_Supplied material:_
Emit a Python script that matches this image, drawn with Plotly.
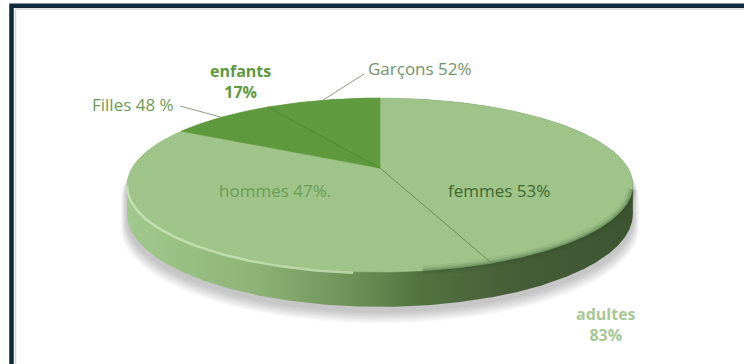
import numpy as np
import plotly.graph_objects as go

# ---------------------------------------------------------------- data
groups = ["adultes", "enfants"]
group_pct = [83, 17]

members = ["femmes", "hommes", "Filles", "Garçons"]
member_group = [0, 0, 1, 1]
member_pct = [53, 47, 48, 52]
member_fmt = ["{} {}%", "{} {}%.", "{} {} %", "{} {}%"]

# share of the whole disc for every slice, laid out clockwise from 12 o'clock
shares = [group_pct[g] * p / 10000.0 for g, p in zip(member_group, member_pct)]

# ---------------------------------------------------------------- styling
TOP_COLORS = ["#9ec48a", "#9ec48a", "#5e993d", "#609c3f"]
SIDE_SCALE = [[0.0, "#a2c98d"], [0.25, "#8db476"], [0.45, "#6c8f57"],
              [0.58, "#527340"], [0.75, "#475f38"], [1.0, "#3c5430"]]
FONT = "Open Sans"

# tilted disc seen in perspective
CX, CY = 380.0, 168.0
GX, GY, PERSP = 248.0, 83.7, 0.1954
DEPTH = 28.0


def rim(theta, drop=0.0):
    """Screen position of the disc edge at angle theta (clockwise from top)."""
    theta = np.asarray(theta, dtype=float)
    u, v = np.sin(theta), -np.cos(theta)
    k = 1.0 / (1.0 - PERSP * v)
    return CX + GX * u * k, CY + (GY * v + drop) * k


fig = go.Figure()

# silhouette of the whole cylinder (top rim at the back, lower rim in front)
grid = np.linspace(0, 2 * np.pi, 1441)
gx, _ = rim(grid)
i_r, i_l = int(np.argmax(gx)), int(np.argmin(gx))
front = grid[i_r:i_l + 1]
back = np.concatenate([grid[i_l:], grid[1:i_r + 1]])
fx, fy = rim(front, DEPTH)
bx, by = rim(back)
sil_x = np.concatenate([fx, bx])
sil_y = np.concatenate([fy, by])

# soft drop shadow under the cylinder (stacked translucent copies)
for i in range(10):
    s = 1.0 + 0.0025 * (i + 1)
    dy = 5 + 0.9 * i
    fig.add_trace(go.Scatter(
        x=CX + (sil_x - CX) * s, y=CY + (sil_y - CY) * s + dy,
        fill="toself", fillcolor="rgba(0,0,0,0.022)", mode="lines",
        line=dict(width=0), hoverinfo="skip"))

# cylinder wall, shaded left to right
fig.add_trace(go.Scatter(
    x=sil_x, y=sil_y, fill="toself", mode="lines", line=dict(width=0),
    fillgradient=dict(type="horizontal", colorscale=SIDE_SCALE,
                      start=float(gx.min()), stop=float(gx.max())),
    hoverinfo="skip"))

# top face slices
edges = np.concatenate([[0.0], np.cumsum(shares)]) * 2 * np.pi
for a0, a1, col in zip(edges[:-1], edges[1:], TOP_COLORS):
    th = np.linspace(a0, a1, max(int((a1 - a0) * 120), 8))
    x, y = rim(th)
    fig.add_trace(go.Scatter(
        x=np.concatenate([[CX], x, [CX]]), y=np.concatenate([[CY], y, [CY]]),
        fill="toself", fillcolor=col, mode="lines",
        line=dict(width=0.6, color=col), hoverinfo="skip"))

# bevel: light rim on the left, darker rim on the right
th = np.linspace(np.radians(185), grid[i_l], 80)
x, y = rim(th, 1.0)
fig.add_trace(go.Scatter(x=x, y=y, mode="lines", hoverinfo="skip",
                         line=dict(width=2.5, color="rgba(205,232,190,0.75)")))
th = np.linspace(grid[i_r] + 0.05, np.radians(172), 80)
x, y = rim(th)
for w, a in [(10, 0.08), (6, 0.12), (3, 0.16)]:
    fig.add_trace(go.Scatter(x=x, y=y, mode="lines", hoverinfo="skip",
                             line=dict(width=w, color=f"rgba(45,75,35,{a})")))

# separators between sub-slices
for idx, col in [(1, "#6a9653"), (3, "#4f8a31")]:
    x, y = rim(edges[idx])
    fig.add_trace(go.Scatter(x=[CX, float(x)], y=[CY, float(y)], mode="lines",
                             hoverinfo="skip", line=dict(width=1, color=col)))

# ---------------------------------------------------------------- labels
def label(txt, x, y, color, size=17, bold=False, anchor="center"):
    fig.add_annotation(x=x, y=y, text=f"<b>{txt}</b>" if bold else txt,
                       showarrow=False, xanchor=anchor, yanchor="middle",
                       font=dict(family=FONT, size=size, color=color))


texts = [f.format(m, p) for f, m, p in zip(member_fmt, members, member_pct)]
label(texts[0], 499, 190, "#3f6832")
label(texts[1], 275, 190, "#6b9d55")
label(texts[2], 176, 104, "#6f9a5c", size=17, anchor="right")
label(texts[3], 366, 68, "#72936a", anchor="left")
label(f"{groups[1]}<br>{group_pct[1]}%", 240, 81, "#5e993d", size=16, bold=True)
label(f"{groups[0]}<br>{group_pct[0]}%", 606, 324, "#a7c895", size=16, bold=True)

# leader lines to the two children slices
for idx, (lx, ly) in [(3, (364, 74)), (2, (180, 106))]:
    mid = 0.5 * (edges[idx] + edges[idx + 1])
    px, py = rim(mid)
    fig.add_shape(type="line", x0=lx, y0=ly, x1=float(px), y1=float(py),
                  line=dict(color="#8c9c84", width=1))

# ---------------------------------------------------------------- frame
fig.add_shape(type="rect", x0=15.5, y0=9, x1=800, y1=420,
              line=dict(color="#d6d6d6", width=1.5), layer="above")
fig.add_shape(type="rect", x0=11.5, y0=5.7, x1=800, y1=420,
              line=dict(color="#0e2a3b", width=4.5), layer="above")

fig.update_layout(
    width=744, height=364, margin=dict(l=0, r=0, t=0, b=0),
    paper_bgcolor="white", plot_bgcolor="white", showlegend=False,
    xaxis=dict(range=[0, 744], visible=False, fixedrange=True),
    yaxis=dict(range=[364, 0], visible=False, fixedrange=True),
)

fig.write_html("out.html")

_Exercise description:_ Your task is to return the lines above, from the first one up to and including the line containing "shares = [group_pct[g]", minus any pictures.

_The reply:_
Emit a Python script that matches this image, drawn with Plotly.
import numpy as np
import plotly.graph_objects as go

# ---------------------------------------------------------------- data
groups = ["adultes", "enfants"]
group_pct = [83, 17]

members = ["femmes", "hommes", "Filles", "Garçons"]
member_group = [0, 0, 1, 1]
member_pct = [53, 47, 48, 52]
member_fmt = ["{} {}%", "{} {}%.", "{} {} %", "{} {}%"]

# share of the whole disc for every slice, laid out clockwise from 12 o'clock
shares = [group_pct[g] * p / 10000.0 for g, p in zip(member_group, member_pct)]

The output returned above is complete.